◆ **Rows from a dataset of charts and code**
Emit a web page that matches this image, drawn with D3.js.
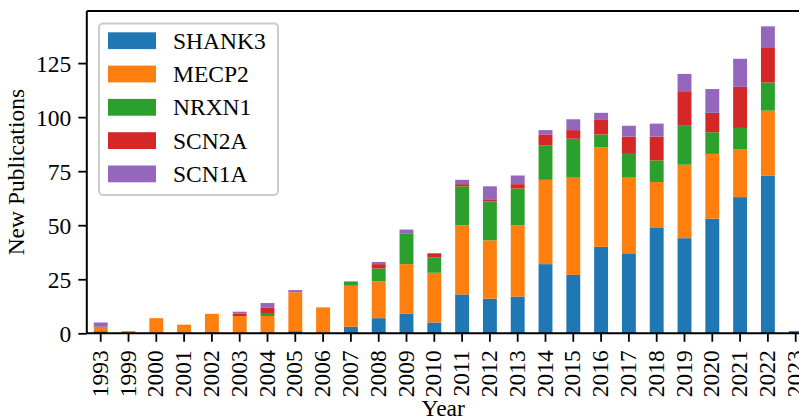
<!DOCTYPE html>
<html>
<head>
<meta charset="utf-8">
<script src="https://cdn.jsdelivr.net/npm/d3@7"></script>
<style>
  html, body { margin: 0; padding: 0; background: #ffffff; }
  svg { display: block; }
  text { font-family: "Liberation Serif", "DejaVu Serif", serif; fill: #000; }
</style>
</head>
<body>
<svg id="chart" width="799" height="419"></svg>
<script>
// Publications per year, stacked by gene
const years = ["1993","1999","2000","2001","2002","2003","2004","2005","2006","2007","2008","2009","2010",
               "2011","2012","2013","2014","2015","2016","2017","2018","2019","2020","2021","2022","2023"];
const genes = ["SHANK3", "MECP2", "NRXN1", "SCN2A", "SCN1A"];
const shank3 = [1,0,0,0,0,0,0,1,0,3,7,9,5,18,16,17,32,27,40,37,49,44,53,63,73,1];
const mecp2  = [2,1,7,4,9,8,8,18,12,19,17,23,23,32,27,33,39,45,46,35,21,34,30,22,30,0];
const nrxn1  = [0,0,0,0,0,0,1,0,0,2,6,14,7,18,18,17,16,18,6,11,10,18,10,10,13,0];
const scn2a  = [0,0,0,0,0,1,3,0,0,0,2,0,2,1,1,2,5,4,7,8,11,16,9,19,16,0];
const scn1a  = [2,0,0,0,0,1,2,1,0,0,1,2,0,2,6,4,2,5,3,5,6,8,11,13,10,0];
const yTicks = [0, 25, 50, 75, 100, 125];
const colors = ["#1f77b4", "#ff7f0e", "#2ca02c", "#d62728", "#9467bd"];

const seriesValues = [shank3, mecp2, nrxn1, scn2a, scn1a];
const rows = years.map((yr, i) => {
  const r = { year: yr };
  genes.forEach((g, k) => { r[g] = seriesValues[k][i]; });
  return r;
});

const svg = d3.select("#chart");
const plotLeft = 86.8, plotRight = 809.6, plotTop = 11, plotBottom = 333.3;
const fontSize = 23.5;

const totals = rows.map(r => d3.sum(genes, g => r[g]));
const yMax = d3.max(totals) * 1.05;

const x = d3.scaleBand().domain(years).range([plotLeft, plotRight])
  .paddingInner(0.5).paddingOuter(0.25);
const y = d3.scaleLinear().domain([0, yMax]).range([plotBottom, plotTop]);
const color = d3.scaleOrdinal().domain(genes).range(colors);

const stacked = d3.stack().keys(genes)(rows);

// Stacked bars
svg.append("g").selectAll("g")
  .data(stacked)
  .join("g")
  .attr("fill", d => color(d.key))
  .selectAll("rect")
  .data(d => d)
  .join("rect")
  .attr("x", d => x(d.data.year))
  .attr("width", x.bandwidth())
  .attr("y", d => y(d[1]))
  .attr("height", d => Math.max(0, y(d[0]) - y(d[1])));

// Axes
const xAxis = d3.axisBottom(x).tickSizeOuter(0).tickSize(8.5).tickPadding(0);
const gx = svg.append("g").attr("transform", `translate(0,${plotBottom})`).call(xAxis);
gx.select(".domain").remove();
gx.selectAll(".tick line").attr("stroke", "#000").attr("stroke-width", 1.8);
gx.selectAll(".tick text")
  .attr("font-size", fontSize)
  .attr("font-family", "Liberation Serif, DejaVu Serif, serif")
  .attr("text-anchor", "end")
  .attr("dy", null)
  .attr("x", 0).attr("y", 0)
  .attr("transform", "translate(7,17) rotate(-90)");

const yAxis = d3.axisLeft(y).tickValues(yTicks).tickSize(8.5).tickPadding(7);
const gy = svg.append("g").attr("transform", `translate(${plotLeft},0)`).call(yAxis);
gy.select(".domain").remove();
gy.selectAll(".tick line").attr("stroke", "#000").attr("stroke-width", 1.8);
gy.selectAll(".tick text")
  .attr("font-size", fontSize)
  .attr("font-family", "Liberation Serif, DejaVu Serif, serif")
  .attr("dy", "0.34em");

// Frame (spines)
const spine = svg.append("g").attr("stroke", "#000").attr("stroke-width", 2).attr("fill", "none");
spine.append("line").attr("x1", plotLeft).attr("x2", plotLeft).attr("y1", plotTop).attr("y2", plotBottom);
spine.append("line").attr("x1", plotLeft).attr("x2", plotRight).attr("y1", plotBottom).attr("y2", plotBottom);
spine.append("line").attr("x1", plotLeft).attr("x2", plotRight).attr("y1", plotTop).attr("y2", plotTop);
spine.append("line").attr("x1", plotRight).attr("x2", plotRight).attr("y1", plotTop).attr("y2", plotBottom);

// Axis titles
svg.append("text")
  .attr("x", (plotLeft + plotRight) / 2 - 5)
  .attr("y", 416)
  .attr("text-anchor", "middle")
  .attr("font-size", fontSize)
  .text("Year");

svg.append("text")
  .attr("transform", `translate(24,${(plotTop + plotBottom) / 2}) rotate(-90)`)
  .attr("text-anchor", "middle")
  .attr("font-size", fontSize)
  .text("New Publications");

// Legend
const legend = svg.append("g");
legend.append("rect")
  .attr("x", 99).attr("y", 23.5)
  .attr("width", 179).attr("height", 171.5)
  .attr("rx", 4).attr("ry", 4)
  .attr("fill", "#ffffff").attr("fill-opacity", 0.8)
  .attr("stroke", "#cccccc").attr("stroke-width", 2);

const item = legend.selectAll("g.item")
  .data(genes)
  .join("g")
  .attr("class", "item")
  .attr("transform", (d, i) => `translate(0,${40.7 + i * 33.3})`);
item.append("rect")
  .attr("x", 108).attr("y", -8.4)
  .attr("width", 48).attr("height", 16.8)
  .attr("fill", d => color(d));
item.append("text")
  .attr("x", 173).attr("y", 8)
  .attr("font-size", fontSize)
  .text(d => d);
</script>
</body>
</html>
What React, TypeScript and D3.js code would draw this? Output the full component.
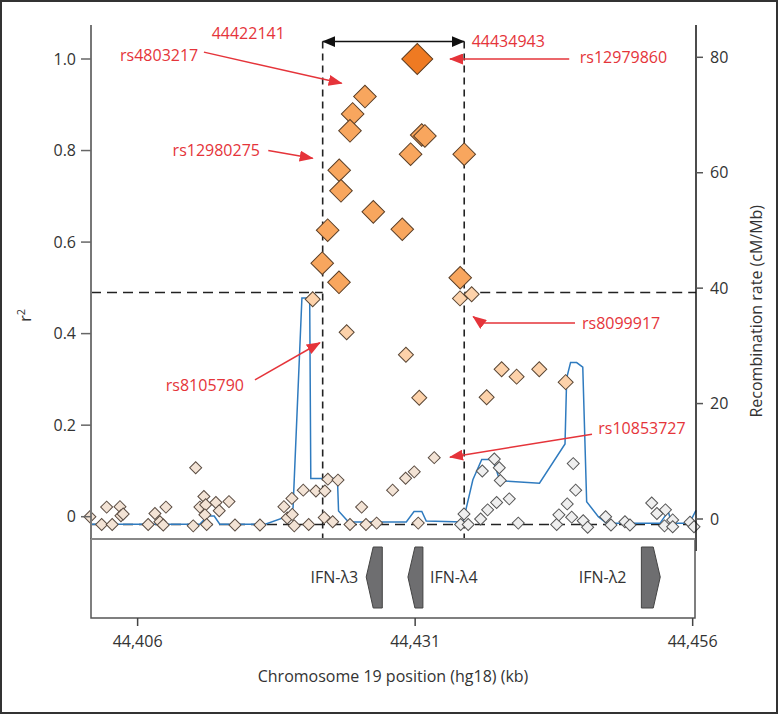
import React from "react";
import * as d3 from "d3";

// SNP位置 (kb, hg18) と r2
const topSnp: [number, number][] = [[44431.19, 1.0]];
const highSnps: [number, number][] = [
  [44426.48, 0.918], [44425.37, 0.88], [44425.13, 0.843], [44424.16, 0.757],
  [44424.32, 0.712], [44427.23, 0.666], [44423.12, 0.626], [44429.84, 0.628],
  [44422.63, 0.554], [44424.14, 0.512], [44435.06, 0.522], [44430.59, 0.792],
  [44431.59, 0.834], [44431.88, 0.832], [44435.42, 0.792],
];
const midSnps: [number, number][] = [
  [44421.77, 0.475], [44435.04, 0.477], [44436.09, 0.486], [44424.83, 0.403],
  [44430.17, 0.354], [44431.37, 0.26], [44438.79, 0.322], [44440.14, 0.306],
  [44442.18, 0.322], [44437.44, 0.261], [44444.56, 0.294],
];
const lowSnps: [number, number][] = [
  [44401.7, 0.0], [44402.76, -0.017], [44403.21, 0.021], [44403.71, -0.017],
  [44404.41, 0.022], [44404.5, 0.002], [44404.7, 0.006], [44406.95, -0.017],
  [44407.56, 0.007], [44408.01, -0.011], [44408.55, 0.021], [44408.31, -0.018],
  [44411.23, 0.107], [44411.01, -0.02], [44411.97, 0.044], [44411.61, 0.021],
  [44412.13, 0.026], [44412.06, 0.004], [44413.05, 0.031], [44413.35, 0.013],
  [44414.23, 0.033], [44412.22, -0.017], [44414.77, -0.018], [44417.02, -0.018],
  [44419.18, 0.022], [44419.9, 0.04], [44419.48, -0.003], [44419.93, 0.005],
  [44420.11, -0.02], [44420.92, 0.058], [44421.41, -0.017], [44422.06, 0.056],
  [44422.87, 0.056], [44423.14, 0.082], [44424.05, 0.08], [44422.81, -0.002],
  [44423.57, -0.011], [44425.13, -0.017], [44426.57, -0.017], [44427.53, -0.014],
  [44431.28, -0.014], [44426.18, 0.021], [44428.97, 0.058], [44430.14, 0.084],
  [44430.92, 0.098], [44432.72, 0.129],
];
const nullSnps: [number, number][] = [
  [44435.1, -0.017], [44435.4, 0.006], [44435.78, -0.017], [44436.9, -0.005],
  [44437.53, 0.015], [44438.34, 0.031], [44439.48, 0.039], [44437.05, 0.1],
  [44438.13, 0.126], [44438.58, 0.107], [44438.67, 0.079], [44440.29, -0.014],
  [44443.75, -0.017], [44443.95, 0.004], [44444.7, 0.028], [44445.1, -0.001],
  [44445.24, 0.116], [44445.46, 0.058], [44446.14, -0.009], [44446.54, -0.023],
  [44448.16, 0.0], [44448.64, -0.018], [44449.9, -0.011], [44450.35, -0.018],
  [44452.31, 0.03], [44452.78, 0.007], [44453.55, 0.015], [44453.46, -0.02],
  [44454.2, -0.007], [44454.2, -0.022], [44455.76, -0.012], [44456.12, -0.022],
];

// 組換え率 (cM/Mb)
const recombPos = [
  44401.8, 44411.6, 44412.3, 44412.9, 44413.4, 44417.5, 44419.4, 44420.0,
  44420.8, 44421.5, 44421.6, 44424.0, 44424.1, 44425.0, 44430.2, 44430.9,
  44431.6, 44432.0, 44435.3, 44435.6, 44436.2, 44437.0, 44438.0, 44438.6,
  44438.9, 44442.2, 44444.5, 44444.65, 44445.0, 44445.55, 44446.1, 44446.45,
  44447.5, 44448.25, 44453.05, 44453.8, 44454.1, 44455.7, 44456.3,
];
const recombRate = [
  -0.9, -0.9, 0.5, 0.5, -0.9, -0.9, 0.4, 1.9, 38.3, 38.3, 7.0, 7.0, 1.4, -0.5,
  -0.5, 1.3, 1.3, -0.35, -0.5, 1.85, 6.8, 10.3, 10.3, 6.8, 6.6, 6.2, 13.0, 24.4,
  27.1, 27.1, 26.3, 3.0, 0.4, -0.75, -0.75, 1.3, -0.75, -0.75, 1.5,
];

// 遺伝子
const geneNames = ["IFN-λ3", "IFN-λ4", "IFN-λ2"];
const geneStart = [44426.59, 44430.35, 44451.38];
const geneEnd = [44428.04, 44431.7, 44453.08];
const geneStrand = ["-", "-", "+"];
const geneLabelSide = ["left", "right", "left"];
const geneLabelGap = [8, 7, 15];

const r2Ticks = [0, 0.2, 0.4, 0.6, 0.8, 1.0];
const rateTicks = [0, 20, 40, 60, 80];
const posTicks = [44406, 44431, 44456];

// 領域
const regionStart = 44422.67;
const regionEnd = 44435.42;
const regionTop = 1.038;
const r2Cut = 0.49;
const r2Floor = -0.017;

// 注釈 (kb, r2)
const annoNames = ["rs4803217", "rs12980275", "rs12979860", "rs8099917", "rs8105790", "rs10853727"];
const annoText: [number, number, string][] = [
  [44411.46, 1.007, "end"], [44417.02, 0.8, "end"], [44445.83, 1.004, "start"],
  [44446.03, 0.423, "start"], [44415.58, 0.286, "end"], [44447.5, 0.192, "start"],
];
const annoArrow: [number, number][][] = [
  [[44411.97, 1.015], [44424.38, 0.947]],
  [[44417.77, 0.8], [44421.77, 0.783]],
  [[44444.88, 1.0], [44434.14, 1.0]],
  [[44445.4, 0.423], [44437.0, 0.423], [44436.23, 0.437]],
  [[44416.57, 0.299], [44422.42, 0.38]],
  [[44446.93, 0.18], [44434.14, 0.13]],
];
const boundNames = ["44422141", "44434943"];
const boundText: [number, number][] = [[44412.67, 1.055], [44436.09, 1.038]];

const W = 778, H = 714;
const plotL = 91, plotR = 696, plotT = 25, plotB = 539, geneB = 618;
const font = "'Open Sans', 'Noto Sans', sans-serif";
const red = "#e5343a";

export default function App() {
  const x = d3.scaleLinear().domain([44401.8, 44456.3]).range([plotL, plotR]);
  const y = d3.scaleLinear().domain([0, 1]).range([516.7, 59]);
  const yRate = d3.scaleLinear().domain([0, 80]).range([519, 57.3]);

  const recombLine = d3
    .line<number>()
    .x((d, i) => x(recombPos[i]))
    .y((d) => yRate(d))(recombRate);

  const diamond = (h: number) =>
    d3.symbol().type(d3.symbolSquare).size(2 * h * h)() as string;

  const groups = [
    { data: lowSnps, h: 6, fill: "#f3e3d5", stroke: "#5a4c42" },
    { data: nullSnps, h: 6, fill: "#efefef", stroke: "#555" },
    { data: midSnps, h: 7.5, fill: "#fdd2aa", stroke: "#5a4634" },
    { data: highSnps, h: 11.3, fill: "#f8a65e", stroke: "#5a3e26" },
    { data: topSnp, h: 15.5, fill: "#ef7a22", stroke: "#5a3a1e" },
  ];

  const geneMid = (plotB + geneB) / 2 - 1.5;
  const geneTop = 547, geneBot = 608, tipLen = 7;

  const arrowPath = d3
    .line<[number, number]>()
    .x((d) => x(d[0]))
    .y((d) => y(d[1]));

  return (
    <div style={{ position: "absolute", left: 0, top: 0 }}>
      <svg width={W} height={H} style={{ display: "block", fontFamily: font }}>
        <defs>
          <marker id="redHead" viewBox="0 0 14 11" refX="13" refY="5.5" markerWidth="14" markerHeight="11" markerUnits="userSpaceOnUse" orient="auto">
            <path d="M0,0 L14,5.5 L0,11 Z" fill={red} />
          </marker>
          <marker id="blackHead" viewBox="0 0 13 11" refX="12.5" refY="5.5" markerWidth="13" markerHeight="11" markerUnits="userSpaceOnUse" orient="auto-start-reverse">
            <path d="M0,0 L13,5.5 L0,11 Z" fill="#111" />
          </marker>
        </defs>
        <rect x={1} y={1} width={W - 2} height={H - 2} fill="#fff" stroke="#333" strokeWidth={2} />

        {/* 破線 */}
        <g stroke="#222" strokeWidth={1.6} fill="none">
          <g strokeDasharray="7,5">
            <line x1={x(regionStart)} x2={x(regionStart)} y1={y(regionTop)} y2={plotB} />
            <line x1={x(regionEnd)} x2={x(regionEnd)} y1={y(regionTop)} y2={plotB} />
          </g>
          <g strokeDasharray="10,6">
            <line x1={plotL} x2={x(regionStart)} y1={y(r2Cut)} y2={y(r2Cut)} />
            <line x1={x(regionEnd)} x2={plotR} y1={y(r2Cut)} y2={y(r2Cut)} />
            <line x1={plotL} x2={plotR} y1={y(r2Floor)} y2={y(r2Floor)} />
          </g>
        </g>

        {/* 組換え率 */}
        <path d={recombLine || ""} fill="none" stroke="#2f7bbf" strokeWidth={1.5} />

        {/* SNP */}
        {groups.map((g, gi) => (
          <g key={gi}>
            {g.data.map((d, i) => (
              <path
                key={i}
                d={diamond(g.h)}
                transform={`translate(${x(d[0])},${y(d[1])}) rotate(45)`}
                fill={g.fill}
                stroke={g.stroke}
                strokeWidth={1}
              />
            ))}
          </g>
        ))}

        {/* 左軸 */}
        <line x1={plotL} x2={plotL} y1={plotT} y2={plotB} stroke="#777" strokeWidth={2} />
        {r2Ticks.map((t) => (
          <g key={t}>
            <line x1={plotL - 10} x2={plotL} y1={y(t)} y2={y(t)} stroke="#666" strokeWidth={1.5} />
            <text x={plotL - 15} y={y(t)} dy="0.35em" textAnchor="end" fontSize={16} fill="#333">
              {t === 0 ? "0" : t.toFixed(1)}
            </text>
          </g>
        ))}
        <text transform={`translate(31,${y(0.44)}) rotate(-90)`} textAnchor="middle" fontSize={16} fill="#333">
          r<tspan fontSize={11} dy="-6">2</tspan>
        </text>

        {/* 右軸 */}
        <line x1={plotR} x2={plotR} y1={plotT} y2={plotB + 12} stroke="#111" strokeWidth={1.5} />
        {rateTicks.map((t) => (
          <g key={t}>
            <line x1={plotR} x2={plotR + 7} y1={yRate(t)} y2={yRate(t)} stroke="#555" strokeWidth={1.5} />
            <text x={plotR + 14} y={yRate(t)} dy="0.35em" fontSize={16} fill="#333">
              {t}
            </text>
          </g>
        ))}
        <text transform={`translate(762,${yRate(36)}) rotate(-90)`} textAnchor="middle" fontSize={16} fill="#333">
          Recombination rate (cM/Mb)
        </text>

        {/* 遺伝子パネル */}
        <rect x={plotL} y={plotB} width={plotR - 1 - plotL} height={geneB - plotB} fill="none" stroke="#555" strokeWidth={1.5} />
        <line x1={plotL} x2={plotR - 1} y1={plotB} y2={plotB} stroke="#888" strokeWidth={2} />
        {geneNames.map((name, i) => {
          const s = x(geneStart[i]), e = x(geneEnd[i]);
          const pts =
            geneStrand[i] === "-"
              ? [[s, geneMid], [s + tipLen, geneTop], [e, geneTop], [e, geneBot], [s + tipLen, geneBot]]
              : [[s, geneTop], [e - tipLen, geneTop], [e, geneMid], [e - tipLen, geneBot], [s, geneBot]];
          const left = geneLabelSide[i] === "left";
          return (
            <g key={name}>
              <polygon points={pts.map((p) => p.join(",")).join(" ")} fill="#6e6e70" stroke="#444" strokeWidth={1} />
              <text
                x={left ? s - geneLabelGap[i] : e + geneLabelGap[i]}
                y={geneMid}
                dy="0.35em"
                textAnchor={left ? "end" : "start"}
                fontSize={16}
                fill="#333"
              >
                {name}
              </text>
            </g>
          );
        })}

        {/* x軸 */}
        {posTicks.map((t) => (
          <g key={t}>
            <line x1={x(t)} x2={x(t)} y1={geneB} y2={geneB + 8} stroke="#444" strokeWidth={1.5} />
            <text x={x(t)} y={641} dy="0.35em" textAnchor="middle" fontSize={16} fill="#333">
              {d3.format(",")(t)}
            </text>
          </g>
        ))}
        <text x={393} y={676} dy="0.35em" textAnchor="middle" fontSize={16} fill="#333">
          Chromosome 19 position (hg18) (kb)
        </text>

        {/* 範囲の矢印 */}
        <line
          x1={x(regionStart)}
          x2={x(regionEnd)}
          y1={y(regionTop)}
          y2={y(regionTop)}
          stroke="#111"
          strokeWidth={1.5}
          markerStart="url(#blackHead)"
          markerEnd="url(#blackHead)"
        />
        {boundNames.map((n, i) => (
          <text key={n} x={x(boundText[i][0])} y={y(boundText[i][1])} dy="0.35em" fontSize={16} fill={red}>
            {n}
          </text>
        ))}

        {/* 注釈 */}
        {annoNames.map((n, i) => (
          <g key={n}>
            <path d={arrowPath(annoArrow[i]) || ""} fill="none" stroke={red} strokeWidth={1.5} markerEnd="url(#redHead)" />
            <text
              x={x(annoText[i][0])}
              y={y(annoText[i][1])}
              dy="0.35em"
              textAnchor={annoText[i][2] as any}
              fontSize={16}
              fill={red}
            >
              {n}
            </text>
          </g>
        ))}
      </svg>
    </div>
  );
}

◆ **Exercise requirements**
Write out the lines beginning with the one that contains "What React, TypeScript" and ending with the one that contains "import * as", exactly as given. Leave pictures out.

◆ **Correct response**
What React, TypeScript and D3.js code would draw this? Output the full component.
import React from "react";
import * as d3 from "d3";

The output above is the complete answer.